The point is: over a longer time and wider space, political borders are always either artificial or easily transgressed when it comes to non-political traditions. Plants, animals, food, sports, or things may be a part of a national heritage but they seldom belong to one nation only. A sweetmeat will quickly find its lovers in other regions. The sepak takraw ball is now as Thai as it is Malay, just like it constantly flies between the two halves of the court during the game. And the poor shrimp has no idea that it frequents the waters that some call the East Sea while others call it the Sea of Japan, in the area that some call the Dokdo Islands while others call it Takeshima. We may call it the Dokdo shrimp if it makes sense but the point is not to consider it as belonging to one nation more then to any other. While it is important to nourish national heritage, we should not allow some to lay exquisite claim to things that should be accessible to us all.

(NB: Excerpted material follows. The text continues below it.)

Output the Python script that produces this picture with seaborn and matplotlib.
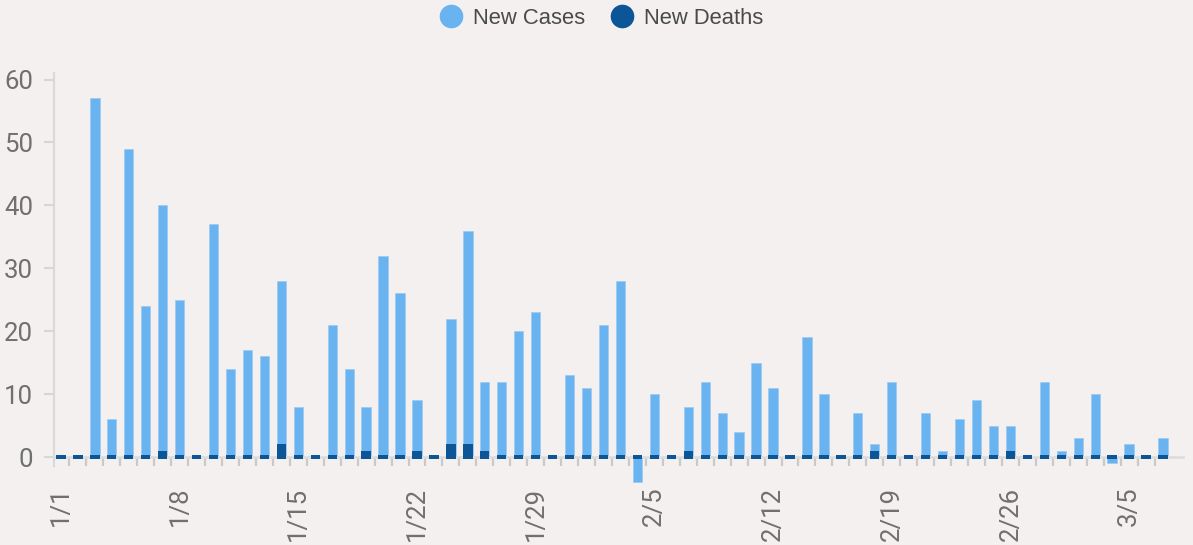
import numpy as np
import pandas as pd
import matplotlib
matplotlib.use("Agg")
import matplotlib.pyplot as plt
from matplotlib.lines import Line2D
import seaborn as sns

# ---- data ----
dates = [f"{d.month}/{d.day}" for d in pd.date_range("2021-01-01", "2021-03-07")]
new_cases = [0, 0, 57, 6, 49, 24, 40, 25, 0, 37, 14, 17, 16, 28, 8, 0,
             21, 14, 8, 32, 26, 9, 0, 22, 36, 12, 12, 20, 23, 0, 13,
             11, 21, 28, -4, 10, 0, 8, 12, 7, 4, 15, 11, 0, 19, 10, 0, 7, 2, 12, 0,
             7, 1, 6, 9, 5, 5, 0, 12,
             1, 3, 10, -1, 2, 0, 3]
new_deaths = [0, 0, 0, 0, 0, 0, 1, 0, 0, 0, 0, 0, 0, 2, 0, 0,
              0, 0, 1, 0, 0, 1, 0, 2, 2, 1, 0, 0, 0, 0, 0,
              0, 0, 0, 0, 0, 0, 1, 0, 0, 0, 0, 0, 0, 0, 0, 0, 0, 1, 0, 0,
              0, 0, 0, 0, 0, 1, 0, 0,
              0, 0, 0, 0, 0, 0, 0]
tick_labels = ["1/1", "1/8", "1/15", "1/22", "1/29", "2/5", "2/12", "2/19", "2/26", "3/5"]
y_ticks = [0, 10, 20, 30, 40, 50, 60]

CASES_COLOR = "#69b3f1"
DEATHS_COLOR = "#0c5597"
BG = "#f3f0ef"

sns.set_theme(style="white")
plt.rcParams["font.family"] = ["Roboto", "DejaVu Sans"]

df = pd.DataFrame({"date": dates, "cases": new_cases, "deaths": new_deaths})

fig = plt.figure(figsize=(11.93, 5.45), dpi=100, facecolor=BG)
ax = fig.add_axes([0.04526, 0.11183, 0.94636, 0.7537])
ax.set_facecolor(BG)

bw = 0.55
sns.barplot(data=df, x="date", y="cases", order=dates, color=CASES_COLOR,
            saturation=1, width=bw, errorbar=None, ax=ax,
            edgecolor="#9ccbf3", linewidth=0.5, zorder=3)
# small zero-height stubs for deaths (as rendered in the original chart)
pos = np.arange(len(dates))
ax.bar(pos, 0.64, bottom=-0.32, width=bw, color=DEATHS_COLOR, linewidth=0, zorder=4)
sns.barplot(data=df, x="date", y="deaths", order=dates, color=DEATHS_COLOR,
            saturation=1, width=bw, errorbar=None, ax=ax, linewidth=0, zorder=4)

ax.set_xlim(-0.41, len(dates) + 0.18)
ax.set_ylim(-4.3, 61)
ax.set_xlabel("")
ax.set_ylabel("")

# spines
for s in ["top", "right"]:
    ax.spines[s].set_visible(False)
ax.spines["bottom"].set_position(("data", 0))
ax.spines["bottom"].set_color("#dcdcdc")
ax.spines["bottom"].set_linewidth(1.8)
ax.spines["bottom"].set_zorder(3.5)
ax.spines["left"].set_color("#d9d9d9")
ax.spines["left"].set_linewidth(1.5)
ax.spines["left"].set_bounds(-1.43, 61)

# x ticks
major_pos = [dates.index(t) for t in tick_labels]
ax.set_xticks(major_pos)
ax.set_xticklabels(tick_labels, rotation=90)
ax.set_xticks(pos[:-1] + 0.5, minor=True)
ax.tick_params(axis="x", which="major", length=0, pad=21.5, labelsize=18.5,
               labelcolor="#707070")
ax.tick_params(axis="x", which="minor", length=6.5, width=1.6, color="#c9c9c9",
               bottom=True, direction="out")

# y ticks
ax.set_yticks(y_ticks)
ax.tick_params(axis="y", which="major", length=7.5, width=1.5, color="#d6d6d6",
               pad=7.5, labelsize=18.5, labelcolor="#707070", left=True)

# legend
handles = [Line2D([0], [0], marker="o", linestyle="", markersize=16,
                  markerfacecolor=CASES_COLOR, markeredgecolor=CASES_COLOR),
           Line2D([0], [0], marker="o", linestyle="", markersize=16,
                  markerfacecolor=DEATHS_COLOR, markeredgecolor=DEATHS_COLOR)]
leg = fig.legend(handles, ["New Cases", "New Deaths"], loc="center",
                 bbox_to_anchor=(0.503, 0.966), ncol=2, frameon=False,
                 handletextpad=0.35, columnspacing=1.0, handlelength=1.3,
                 prop={"family": ["Liberation Sans", "DejaVu Sans"], "size": 15.8})
for t in leg.get_texts():
    t.set_color("#4a4a4a")

fig.savefig("out.png", dpi=100, facecolor=BG)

I assume the best way to finish this text is the way I have started it: with quoting Wisława Szymborka’s poem. This time, however, I will include its longer portions:
How leaky are the borders of man-made states! […]
how many mountain pebbles roll onto foreign turf
in provocative leaps! […]
Need I cite each and every bird as it flies,
or alights, as now, on the lowered gate?
Even if it be a sparrow—its tail is abroad,
thought its beak is still home. As if that weren’t enough—it keeps fidgeting!
Out of countless insects I will single out the ant,
who, between the guard’s left and right boots,
feels unobliged to answer questions of origin and destination. […]
Only what’s human can be truly alien.
The rest is mixed forest, undermining moles, and wind.